Let us write \(x \succ_g y\) to mean “girl \(g\) prefers boy \(x\) over boy \(y\).”Suppose during the GS run, boy \(b\) proposes to \(g\), and \(g\) is currently holding some boy \(b'\) with \(b' \succ_g b\). Then \(g\) rejects \(b\). From that moment on, \(g\) will only “trade up.” Hence at the end of the algorithm, the final partner \(M(g)\) satisfies:
\(M(g) = \text{some } b^* \text{ with } b^* \succ_g b' \text{ or } b^* = b',\)so
\[ M(g) \succ_g b' \succ_g b. \tag{*} \] -
Goal.
Show that in any stable matching \(N\), \(g\) cannot be matched with a boy she ranks below \(b\). -
Contradiction.
Suppose \(N(g) = x\) with \(x \preceq_g b.\)From \((*)\), we know \(M(g) \succ_g x\). Let \(b^* := M(g)\). In \(M\), \(b^*\) is matched to \(g\); in \(N\), \(b^*\) is matched to \(g^* \ne g\).

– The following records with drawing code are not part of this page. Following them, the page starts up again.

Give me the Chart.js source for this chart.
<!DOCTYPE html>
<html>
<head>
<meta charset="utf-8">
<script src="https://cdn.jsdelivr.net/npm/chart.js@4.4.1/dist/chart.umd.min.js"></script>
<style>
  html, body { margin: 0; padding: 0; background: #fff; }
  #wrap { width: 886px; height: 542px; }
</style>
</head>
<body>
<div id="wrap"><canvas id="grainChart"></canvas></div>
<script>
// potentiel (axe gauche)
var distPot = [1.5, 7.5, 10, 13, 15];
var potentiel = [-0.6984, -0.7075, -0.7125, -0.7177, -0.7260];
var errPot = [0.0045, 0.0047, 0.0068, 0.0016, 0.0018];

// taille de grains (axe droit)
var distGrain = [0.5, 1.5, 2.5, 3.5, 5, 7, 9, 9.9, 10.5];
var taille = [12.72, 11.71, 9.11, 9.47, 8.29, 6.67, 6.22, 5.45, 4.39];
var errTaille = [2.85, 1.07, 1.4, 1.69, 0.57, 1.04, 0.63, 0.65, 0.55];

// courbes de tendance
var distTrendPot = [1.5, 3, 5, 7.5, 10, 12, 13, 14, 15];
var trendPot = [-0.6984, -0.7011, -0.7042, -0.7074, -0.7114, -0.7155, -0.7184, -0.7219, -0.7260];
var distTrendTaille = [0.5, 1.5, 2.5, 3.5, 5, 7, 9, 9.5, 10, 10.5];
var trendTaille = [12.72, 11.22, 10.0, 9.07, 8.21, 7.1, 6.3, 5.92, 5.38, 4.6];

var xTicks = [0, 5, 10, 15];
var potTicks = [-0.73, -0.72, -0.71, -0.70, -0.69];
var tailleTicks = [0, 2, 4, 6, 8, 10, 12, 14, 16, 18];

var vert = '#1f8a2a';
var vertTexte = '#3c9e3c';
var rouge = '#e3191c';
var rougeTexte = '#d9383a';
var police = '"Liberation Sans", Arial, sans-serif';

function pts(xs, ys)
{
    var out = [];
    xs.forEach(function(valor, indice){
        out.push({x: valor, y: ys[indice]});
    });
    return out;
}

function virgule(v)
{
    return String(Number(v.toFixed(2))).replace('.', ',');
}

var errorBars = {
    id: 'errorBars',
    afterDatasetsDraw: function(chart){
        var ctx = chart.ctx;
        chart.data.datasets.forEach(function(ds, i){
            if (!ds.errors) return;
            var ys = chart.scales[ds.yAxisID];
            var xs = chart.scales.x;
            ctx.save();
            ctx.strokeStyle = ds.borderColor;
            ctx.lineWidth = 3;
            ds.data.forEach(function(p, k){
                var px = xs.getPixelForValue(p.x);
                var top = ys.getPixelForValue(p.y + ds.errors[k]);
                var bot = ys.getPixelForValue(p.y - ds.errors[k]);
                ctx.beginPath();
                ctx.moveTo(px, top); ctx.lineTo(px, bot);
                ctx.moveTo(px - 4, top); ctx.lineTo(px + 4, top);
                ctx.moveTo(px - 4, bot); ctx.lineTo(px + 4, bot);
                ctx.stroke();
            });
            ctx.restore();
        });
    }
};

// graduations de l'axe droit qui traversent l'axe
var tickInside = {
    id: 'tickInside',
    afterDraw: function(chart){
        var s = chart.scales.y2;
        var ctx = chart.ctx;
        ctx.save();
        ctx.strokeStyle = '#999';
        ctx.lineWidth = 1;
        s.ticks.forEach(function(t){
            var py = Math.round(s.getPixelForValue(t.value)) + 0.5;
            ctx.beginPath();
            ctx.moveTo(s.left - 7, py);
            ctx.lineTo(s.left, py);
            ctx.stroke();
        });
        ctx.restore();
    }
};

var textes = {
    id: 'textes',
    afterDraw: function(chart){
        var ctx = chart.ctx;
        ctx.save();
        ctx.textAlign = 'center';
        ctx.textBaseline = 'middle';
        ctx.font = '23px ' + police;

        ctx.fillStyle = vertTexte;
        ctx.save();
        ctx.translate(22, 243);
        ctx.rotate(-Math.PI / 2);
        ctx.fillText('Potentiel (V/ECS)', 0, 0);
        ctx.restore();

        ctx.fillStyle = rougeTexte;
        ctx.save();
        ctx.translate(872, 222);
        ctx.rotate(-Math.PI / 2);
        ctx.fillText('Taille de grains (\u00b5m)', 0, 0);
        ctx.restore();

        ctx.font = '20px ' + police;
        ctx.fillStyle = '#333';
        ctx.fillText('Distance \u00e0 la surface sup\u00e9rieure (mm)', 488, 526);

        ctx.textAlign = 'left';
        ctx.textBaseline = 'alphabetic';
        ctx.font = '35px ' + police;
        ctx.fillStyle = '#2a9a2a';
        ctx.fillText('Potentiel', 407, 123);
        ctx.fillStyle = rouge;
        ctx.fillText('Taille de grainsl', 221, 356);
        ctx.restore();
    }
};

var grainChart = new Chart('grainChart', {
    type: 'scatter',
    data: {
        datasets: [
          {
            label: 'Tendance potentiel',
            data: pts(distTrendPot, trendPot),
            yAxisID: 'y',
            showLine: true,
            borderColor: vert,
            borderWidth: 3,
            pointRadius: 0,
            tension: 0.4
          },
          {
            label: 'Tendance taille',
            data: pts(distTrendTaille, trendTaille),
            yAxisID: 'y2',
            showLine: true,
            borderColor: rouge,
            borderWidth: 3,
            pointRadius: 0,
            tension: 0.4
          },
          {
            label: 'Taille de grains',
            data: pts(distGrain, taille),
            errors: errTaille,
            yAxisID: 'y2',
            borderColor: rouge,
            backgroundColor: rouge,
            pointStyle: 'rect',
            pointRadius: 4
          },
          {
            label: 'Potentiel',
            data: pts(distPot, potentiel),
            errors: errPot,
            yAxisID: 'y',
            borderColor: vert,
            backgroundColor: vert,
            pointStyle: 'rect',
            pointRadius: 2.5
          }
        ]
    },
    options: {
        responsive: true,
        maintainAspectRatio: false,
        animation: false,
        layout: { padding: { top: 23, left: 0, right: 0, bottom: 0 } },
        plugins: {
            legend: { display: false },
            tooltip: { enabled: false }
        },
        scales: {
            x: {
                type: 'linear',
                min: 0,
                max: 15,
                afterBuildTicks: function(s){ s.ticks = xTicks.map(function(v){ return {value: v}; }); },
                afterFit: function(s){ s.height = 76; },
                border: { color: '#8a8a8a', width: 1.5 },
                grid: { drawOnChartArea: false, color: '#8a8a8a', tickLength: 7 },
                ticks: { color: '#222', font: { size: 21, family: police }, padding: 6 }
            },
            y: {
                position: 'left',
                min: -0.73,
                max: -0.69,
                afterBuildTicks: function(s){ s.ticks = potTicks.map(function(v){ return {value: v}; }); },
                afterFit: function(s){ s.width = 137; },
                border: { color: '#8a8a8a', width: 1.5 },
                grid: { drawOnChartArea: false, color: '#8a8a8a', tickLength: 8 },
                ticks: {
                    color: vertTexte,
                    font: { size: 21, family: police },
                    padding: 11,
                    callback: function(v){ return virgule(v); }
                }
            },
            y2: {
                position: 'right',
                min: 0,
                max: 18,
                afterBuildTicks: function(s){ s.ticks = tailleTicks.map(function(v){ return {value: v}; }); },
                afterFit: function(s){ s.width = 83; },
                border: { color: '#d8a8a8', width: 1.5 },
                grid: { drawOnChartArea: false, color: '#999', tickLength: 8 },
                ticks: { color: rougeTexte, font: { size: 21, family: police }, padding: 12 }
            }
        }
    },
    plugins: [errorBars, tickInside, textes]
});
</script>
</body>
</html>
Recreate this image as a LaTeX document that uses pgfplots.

Since \(b^*\) ended up with \(g\) in GS, he must prefer \(g\) to \(g^*\),
so: \(g \succ_{b^*} g^*.\)Now, \((b^*, g)\) is a blocking pair in \(N\), contradicting stability.
Thus, no stable matching can pair \(g\) with a partner worse than \(b\), completing the proof.